# Serial Link chain with constrained geometry

• nucloxylon
In summary, the conversation discusses a three link revolute manipulator at the origin with known link lengths and a joint angle constraint. The goal is to determine the joint angles and positions of the manipulator, but the system is over-constrained and a unique solution cannot be found.

#### nucloxylon

I have a three link revolute manipulator at the origin. I know all the link lengths.
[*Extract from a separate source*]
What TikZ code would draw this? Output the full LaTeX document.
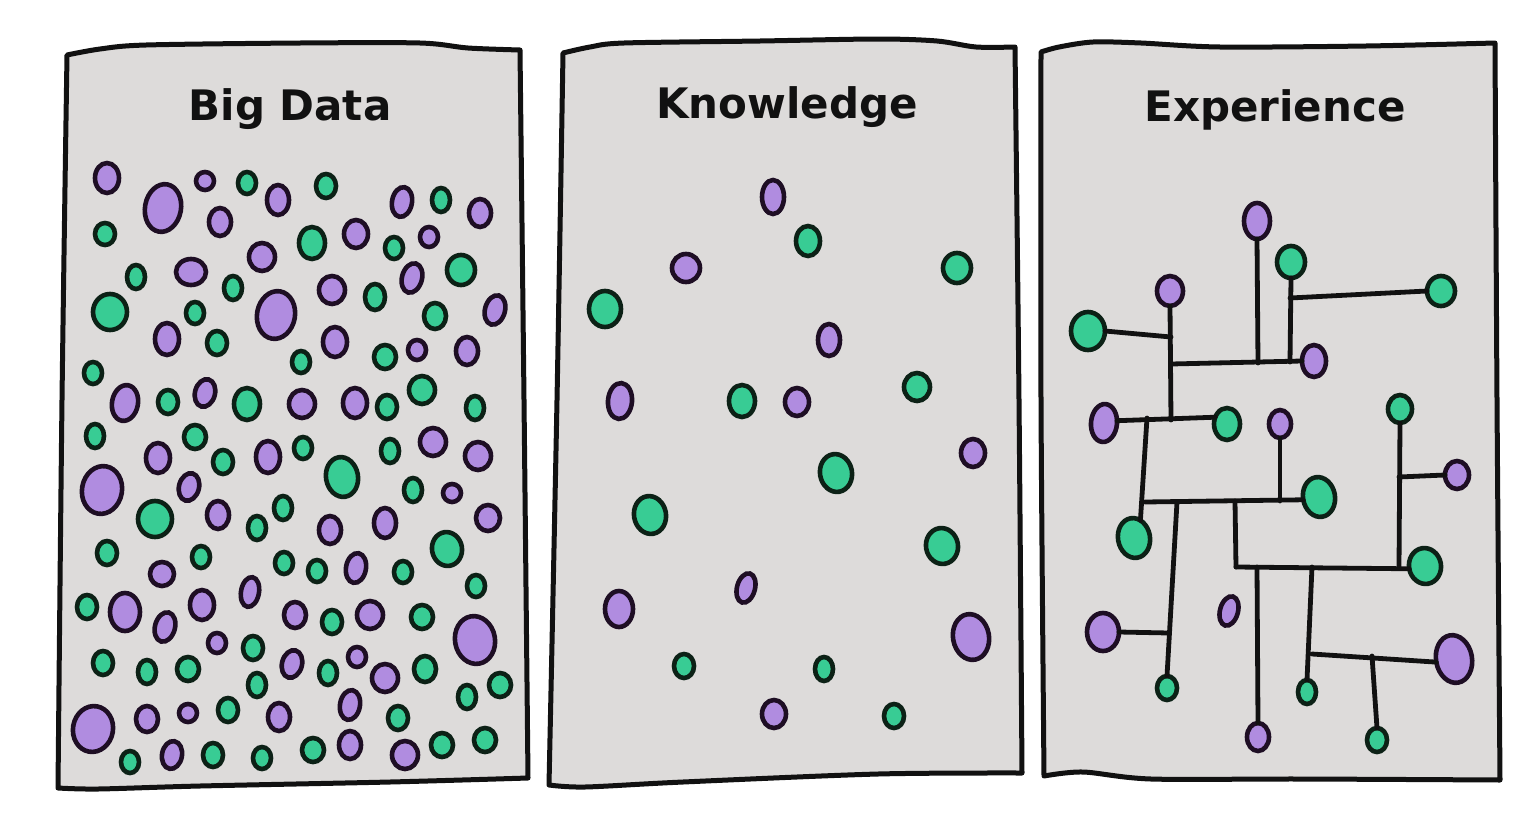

The joint angle for the third link is coupled to the second such that Theta3 = k*Theta2. I want to determine the joint angles (thetas) of the manipulator given that the third link should lie on a line an angle Alpha from the x - axis at a known position.

I believe the solution should be unique but I can't seem to wrap my hands around an equation that proves it.

To summarize:
Knowns:
Angle of line: Alpha = Theta1 + Theta2 + Theta3 = Theta1 + Theta2(1+k)
And it's position
Coupling function: Theta3 = Theta2 * k

Unknowns
Theta1, Theta2, Theta3
Joint positions, X1,Y1, X2, Y2, X3, Y3

I tried assuming I knew one of the joint end positions, i.e X2, Y2, because my intuition tells me there's got to be only one solution. Then maybe I could find another set of equations and somehow cut it out. Here's my work so far:

By law of cosines:
X2^2 + Y2^2 = L1^2 + L2^2 - 2L1L2cos(beta)
where beta is 180 - Theta2 (see diagram)
beta = acos((L1^2 + L2^2 - (X2^2 + Y2^2)) / (2L1L2))
Theta2 = 180 - beta
Theta3 = (180 - beta) * k
Theta1 = alpha - Theta2 - Theta3

But now I'm stuck because I can't come up with another good set of equations to remove X2 and Y2 since I don't actually know them. Any insight or advice would be great.

Thanks!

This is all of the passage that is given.